Economy

Surprise! Wages Are Declining After GOP Tax Cuts

Written by SK Ashby

Trump and the GOP repeatedly claimed that their corporate tax cuts would increase wages for average Americans during the campaign to pass them, but you may want to sit down before reading this because you're about to be shocked.

Wages for average working people have not increased and, in fact, they've actually declined.

According to official figures from the Bureau of Labor Statistics (BLS), average weekly earnings have slightly increased, but hourly earnings have decreased.

From May 2017 to May 2018, real average hourly earnings decreased 0.1 percent, seasonally adjusted. The decrease in real average hourly earnings combined with a 0.6-percent increase in the average workweek resulted in a 0.5-percent increase in real average weekly earnings over this period.

In other words, people are working longer hours but making less money per hour.

A decrease of 0.1 percent means someone who was making $10 per hour is now making $9.99, which is a very small decline, but it's still a decline during a period when corporate executives and shareholders are raking in hundreds of billions of dollars in buybacks and dividend payments. It's a decline that comes after Republicans promised their tax cuts would increase wages.

According to the Bureau of Labor Statistics, inflation and the resulting higher prices are eating up any possible gains the average worker might have seen from the GOP's tax cuts an the increased cost of food and gasoline appear to be the likely culprit.

U.S. inflation accelerated in May to the fastest pace in more than six years, reinforcing the Federal Reserve’s outlook for gradual interest-rate hikes while eroding wage gains that remain relatively tepid despite an 18-year low in unemployment.

The consumer price index rose 0.2 percent from the previous month and 2.8 percent from a year earlier, matching estimates, a Labor Department report showed Tuesday.

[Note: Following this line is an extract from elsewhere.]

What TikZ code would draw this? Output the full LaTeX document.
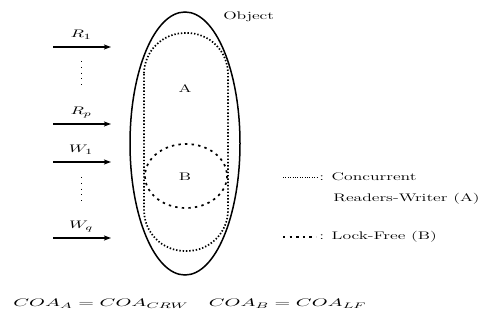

The annual gain was the biggest since February 2012 and follows a 2.5 percent increase in April. Excluding food and energy, the core gauge was up 0.2 percent from the prior month and 2.2 percent from May 2017, also matching the median estimates of economists.

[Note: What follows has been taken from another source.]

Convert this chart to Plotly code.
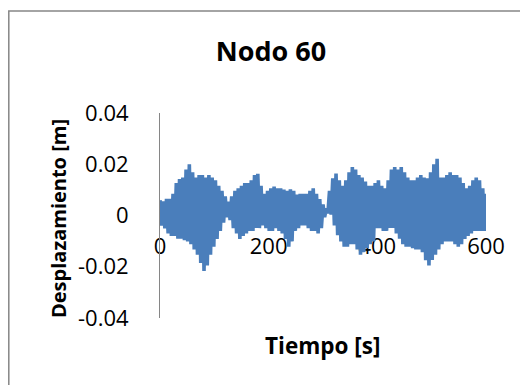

The pickup in headline inflation partly reflects gains in fuel prices, though the annual gain in the core measure -- seen by officials as a better gauge of underlying inflation trends -- was the most since February 2017.

You know what's about to get even more expensive as a result of Trump's policies? Food and energy.

Trump's trade war is going to wreck American agriculture and his decision to abandon the Iran nuclear deal is going to send gasoline prices soaring this summer and probably through the next year.